• _What is needed_
Repeat the material exactly from its first line to the line that includes "width=3] (1274,719) ellipse [x radius=677, y radius=625];". Skip pictures.
○ ○ ○ ○
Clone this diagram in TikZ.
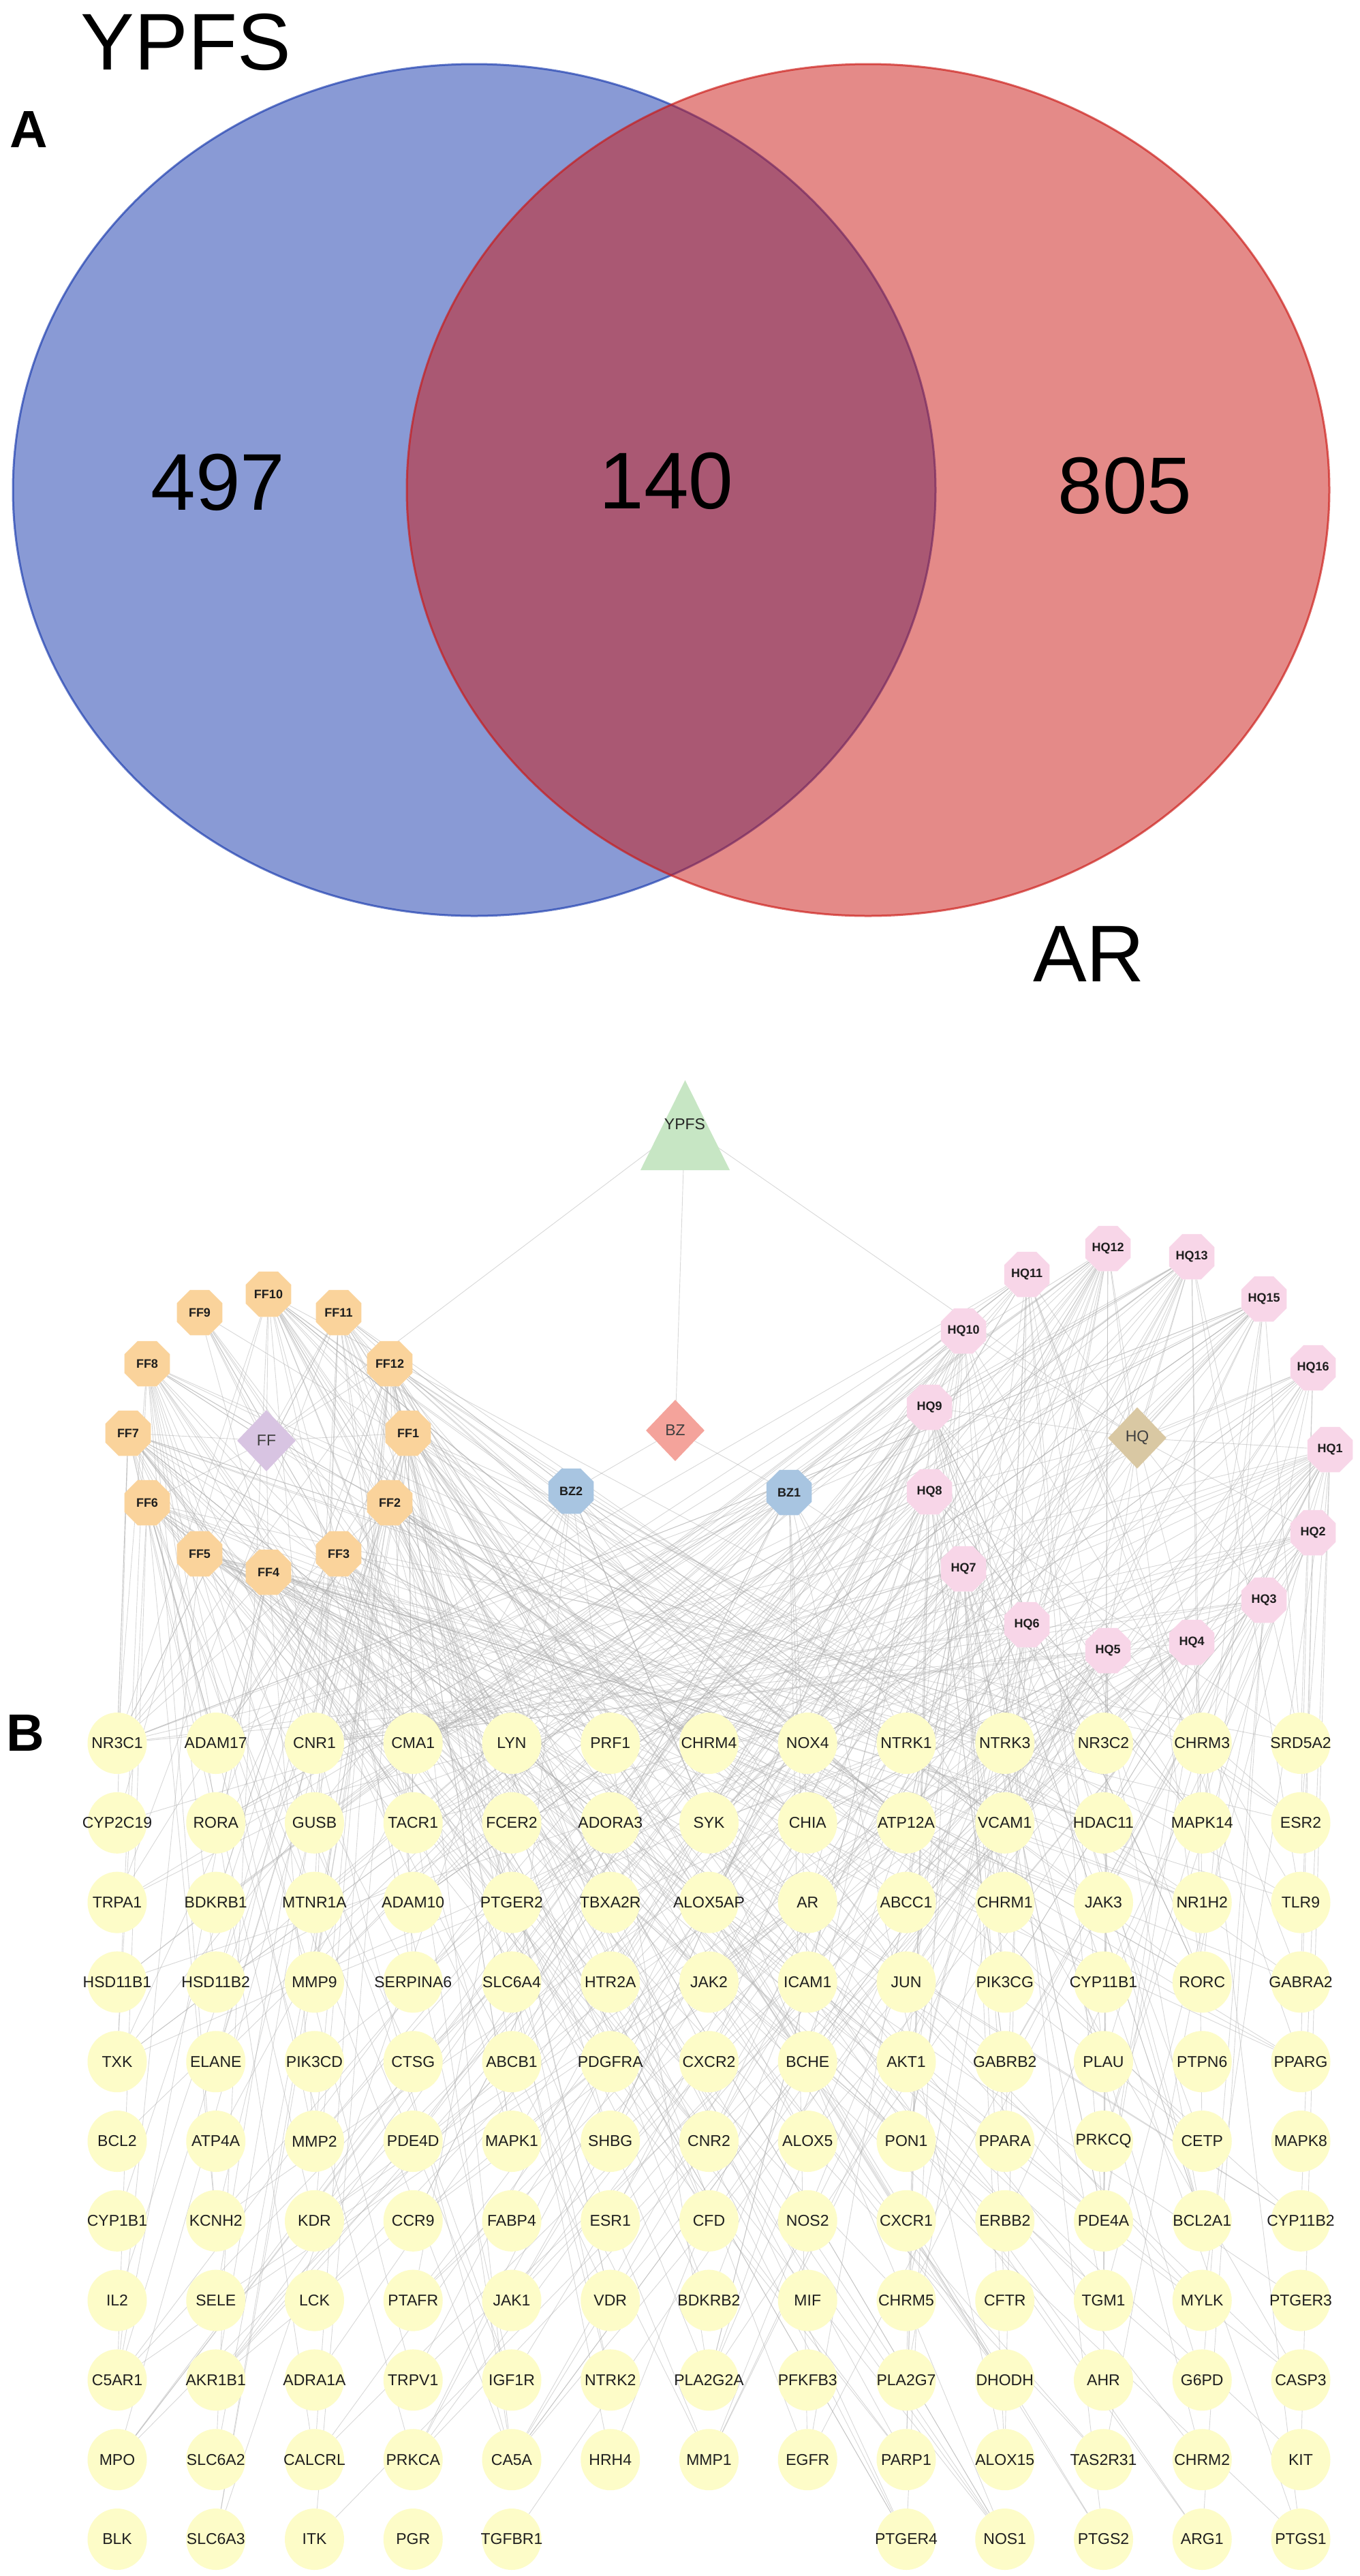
\documentclass[tikz,border=0pt]{standalone}
\usepackage{fontspec}
\setmainfont{Liberation Sans}
\usetikzlibrary{shapes.geometric}
\pgfdeclarelayer{bg}
\pgfdeclarelayer{paper}
\pgfsetlayers{paper,bg,main}
\definecolor{vblue}{RGB}{21,55,173}
\definecolor{vred}{RGB}{203,23,19}
\definecolor{ffor}{RGB}{250,211,155}
\definecolor{hqpk}{RGB}{248,214,232}
\definecolor{bzbl}{RGB}{168,197,225}
\definecolor{ffdia}{RGB}{216,196,226}
\definecolor{bzdia}{RGB}{244,163,155}
\definecolor{hqdia}{RGB}{217,200,163}
\definecolor{ypfsg}{RGB}{199,230,196}
\definecolor{geneyel}{RGB}{253,252,200}
\definecolor{txt}{RGB}{30,30,30}
\newcommand\vennfont{\fontsize{118}{120}\selectfont}
\newcommand\panelfont{\fontsize{77}{80}\selectfont\bfseries}
\newcommand\genefont{\fontsize{23}{25}\selectfont}
\newcommand\cpdfont{\fontsize{18}{20}\selectfont\bfseries}
\newcommand\herbfont{\fontsize{23}{25}\selectfont}
\begin{document}
\begin{tikzpicture}[x=1pt,y=-1pt,
  edge/.style={draw=black!30, line width=0.9pt, opacity=0.5},
  genelabel/.style={font=\genefont, text=txt, inner sep=0pt},
  cpdlabel/.style={font=\cpdfont, text=txt, inner sep=0pt},
  herblabel/.style={font=\herbfont, text=black!75, inner sep=0pt},
  gene/.style={ellipse, minimum width=87, minimum height=90, inner sep=0pt, fill=geneyel,
    label={[genelabel]center:#1}},
  cpd/.style={regular polygon, regular polygon sides=8, minimum size=72, inner sep=0pt,
    label={[cpdlabel]center:#1}},
  herb/.style={diamond, minimum width=86, minimum height=90, inner sep=0pt,
    label={[herblabel]center:#1}},
  vlabel/.style={font=\vennfont, text=black, inner sep=0pt}
]
\useasboundingbox (0,0) rectangle (1995,3780);
\begin{pgfonlayer}{paper}
  \fill[white] (0,0) rectangle (1995,3780);
\end{pgfonlayer}

% ---------- Panel A: Venn ----------
\fill[vblue, fill opacity=0.5] (696,719) ellipse [x radius=677, y radius=625];
\draw[vblue, draw opacity=0.65, line width=3] (696,719) ellipse [x radius=677, y radius=625];
\fill[vred, fill opacity=0.5] (1274,719) ellipse [x radius=677, y radius=625];
\draw[vred, draw opacity=0.65, line width=3] (1274,719) ellipse [x radius=677, y radius=625];

\node[vlabel] (vYPFS) at (273,62) {YPFS};
\node[vlabel] (vAR) at (1598,1400) {AR};
\node[vlabel] (n497) at (320,708) {497};
\node[vlabel] (n140) at (978,706) {140};
\node[vlabel] (n805) at (1651,713) {805};
\node[font=\panelfont, inner sep=0pt] (pA) at (42,190) {A};
\node[font=\panelfont, inner sep=0pt] (pB) at (37,2543) {B};

% ---------- Panel B: network ----------
\fill[ypfsg] (940,1717) -- (1005.5,1585) -- (1071,1717) -- cycle;
\node[font=\herbfont, text=black!85, inner sep=0pt] (YPFS) at (1005,1650) {YPFS};

\node[herb=FF, fill=ffdia] (FF) at (391,2114) {};
\node[herb=BZ, fill=bzdia] (BZ) at (991,2099) {};
\node[herb=HQ, fill=hqdia] (HQ) at (1669,2110) {};

\foreach \nm/\x/\y in {FF10/394/1899, FF9/293/1926, FF11/497/1926, FF8/216/2001,
  FF12/572/2001, FF7/188/2103, FF1/599/2103, FF6/216/2205, FF2/572/2205,
  FF5/293/2280, FF3/497/2280, FF4/394/2307}
  \node[cpd=\nm, fill=ffor] (\nm) at (\x,\y) {};

\node[cpd=BZ2, fill=bzbl] (BZ2) at (838,2188) {};
\node[cpd=BZ1, fill=bzbl] (BZ1) at (1158,2190) {};

\foreach \nm/\x/\y in {HQ10/1414/1953, HQ11/1507/1870, HQ12/1626/1832, HQ13/1749/1844,
  HQ15/1855/1906, HQ16/1927/2007, HQ9/1364/2065, HQ1/1952/2127, HQ8/1364/2189,
  HQ2/1927/2249, HQ7/1414/2302, HQ3/1855/2348, HQ6/1507/2384, HQ4/1749/2410,
  HQ5/1626/2422}
  \node[cpd=\nm, fill=hqpk] (\nm) at (\x,\y) {};

\foreach \gname [count=\k from 0] in {
  NR3C1,ADAM17,CNR1,CMA1,LYN,PRF1,CHRM4,NOX4,NTRK1,NTRK3,NR3C2,CHRM3,SRD5A2,
  CYP2C19,RORA,GUSB,TACR1,FCER2,ADORA3,SYK,CHIA,ATP12A,VCAM1,HDAC11,MAPK14,ESR2,
  TRPA1,BDKRB1,MTNR1A,ADAM10,PTGER2,TBXA2R,ALOX5AP,AR,ABCC1,CHRM1,JAK3,NR1H2,TLR9,
  HSD11B1,HSD11B2,MMP9,SERPINA6,SLC6A4,HTR2A,JAK2,ICAM1,JUN,PIK3CG,CYP11B1,RORC,GABRA2,
  TXK,ELANE,PIK3CD,CTSG,ABCB1,PDGFRA,CXCR2,BCHE,AKT1,GABRB2,PLAU,PTPN6,PPARG,
  BCL2,ATP4A,MMP2,PDE4D,MAPK1,SHBG,CNR2,ALOX5,PON1,PPARA,PRKCQ,CETP,MAPK8,
  CYP1B1,KCNH2,KDR,CCR9,FABP4,ESR1,CFD,NOS2,CXCR1,ERBB2,PDE4A,BCL2A1,CYP11B2,
  IL2,SELE,LCK,PTAFR,JAK1,VDR,BDKRB2,MIF,CHRM5,CFTR,TGM1,MYLK,PTGER3,
  C5AR1,AKR1B1,ADRA1A,TRPV1,IGF1R,NTRK2,PLA2G2A,PFKFB3,PLA2G7,DHODH,AHR,G6PD,CASP3,
  MPO,SLC6A2,CALCRL,PRKCA,CA5A,HRH4,MMP1,EGFR,PARP1,ALOX15,TAS2R31,CHRM2,KIT,
  BLK,SLC6A3,ITK,PGR,TGFBR1,PTGER4,NOS1,PTGS2,ARG1,PTGS1} {
  \pgfmathtruncatemacro{\r}{int(\k/13)}
  \pgfmathtruncatemacro{\c}{\k>134 ? \k-127 : mod(\k,13)}
  \pgfmathsetmacro{\gx}{172+144.75*\c}
  \pgfmathsetmacro{\gy}{2558+116.8*\r}
  \node[gene=\gname] (g\k) at (\gx,\gy) {};
}

% ---------- edges ----------
\begin{pgfonlayer}{bg}
  \draw[edge] (YPFS) -- (FF);
  \draw[edge] (YPFS) -- (BZ);
  \draw[edge] (YPFS) -- (HQ);
  \foreach \i in {1,...,12} \draw[edge] (FF) -- (FF\i);
  \draw[edge] (BZ) -- (BZ1);
  \draw[edge] (BZ) -- (BZ2);
  \foreach \i in {1,...,13,15,16} \draw[edge] (HQ) -- (HQ\i);
  \pgfmathsetseed{20231}
  \foreach \cp/\n in {FF1/25, FF2/22, FF3/18, FF4/25, FF5/15, FF6/22, FF7/28, FF8/22,
    FF9/8, FF10/25, FF11/22, FF12/30, BZ1/15, BZ2/14, HQ1/25, HQ2/15, HQ3/12, HQ4/12,
    HQ5/18, HQ6/12, HQ7/25, HQ8/25, HQ9/22, HQ10/20, HQ11/20, HQ12/25, HQ13/22,
    HQ15/22, HQ16/15} {
    \foreach \j in {1,...,\n} {
      \pgfmathtruncatemacro{\t}{int(139.99*(rnd^1.35))}
      \draw[edge] (\cp) -- (g\t);
    }
  }
\end{pgfonlayer}
\end{tikzpicture}
\end{document}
○ ○ ○ ○
• _Output_
Clone this diagram in TikZ.
\documentclass[tikz,border=0pt]{standalone}
\usepackage{fontspec}
\setmainfont{Liberation Sans}
\usetikzlibrary{shapes.geometric}
\pgfdeclarelayer{bg}
\pgfdeclarelayer{paper}
\pgfsetlayers{paper,bg,main}
\definecolor{vblue}{RGB}{21,55,173}
\definecolor{vred}{RGB}{203,23,19}
\definecolor{ffor}{RGB}{250,211,155}
\definecolor{hqpk}{RGB}{248,214,232}
\definecolor{bzbl}{RGB}{168,197,225}
\definecolor{ffdia}{RGB}{216,196,226}
\definecolor{bzdia}{RGB}{244,163,155}
\definecolor{hqdia}{RGB}{217,200,163}
\definecolor{ypfsg}{RGB}{199,230,196}
\definecolor{geneyel}{RGB}{253,252,200}
\definecolor{txt}{RGB}{30,30,30}
\newcommand\vennfont{\fontsize{118}{120}\selectfont}
\newcommand\panelfont{\fontsize{77}{80}\selectfont\bfseries}
\newcommand\genefont{\fontsize{23}{25}\selectfont}
\newcommand\cpdfont{\fontsize{18}{20}\selectfont\bfseries}
\newcommand\herbfont{\fontsize{23}{25}\selectfont}
\begin{document}
\begin{tikzpicture}[x=1pt,y=-1pt,
  edge/.style={draw=black!30, line width=0.9pt, opacity=0.5},
  genelabel/.style={font=\genefont, text=txt, inner sep=0pt},
  cpdlabel/.style={font=\cpdfont, text=txt, inner sep=0pt},
  herblabel/.style={font=\herbfont, text=black!75, inner sep=0pt},
  gene/.style={ellipse, minimum width=87, minimum height=90, inner sep=0pt, fill=geneyel,
    label={[genelabel]center:#1}},
  cpd/.style={regular polygon, regular polygon sides=8, minimum size=72, inner sep=0pt,
    label={[cpdlabel]center:#1}},
  herb/.style={diamond, minimum width=86, minimum height=90, inner sep=0pt,
    label={[herblabel]center:#1}},
  vlabel/.style={font=\vennfont, text=black, inner sep=0pt}
]
\useasboundingbox (0,0) rectangle (1995,3780);
\begin{pgfonlayer}{paper}
  \fill[white] (0,0) rectangle (1995,3780);
\end{pgfonlayer}

% ---------- Panel A: Venn ----------
\fill[vblue, fill opacity=0.5] (696,719) ellipse [x radius=677, y radius=625];
\draw[vblue, draw opacity=0.65, line width=3] (696,719) ellipse [x radius=677, y radius=625];
\fill[vred, fill opacity=0.5] (1274,719) ellipse [x radius=677, y radius=625];
\draw[vred, draw opacity=0.65, line width=3] (1274,719) ellipse [x radius=677, y radius=625];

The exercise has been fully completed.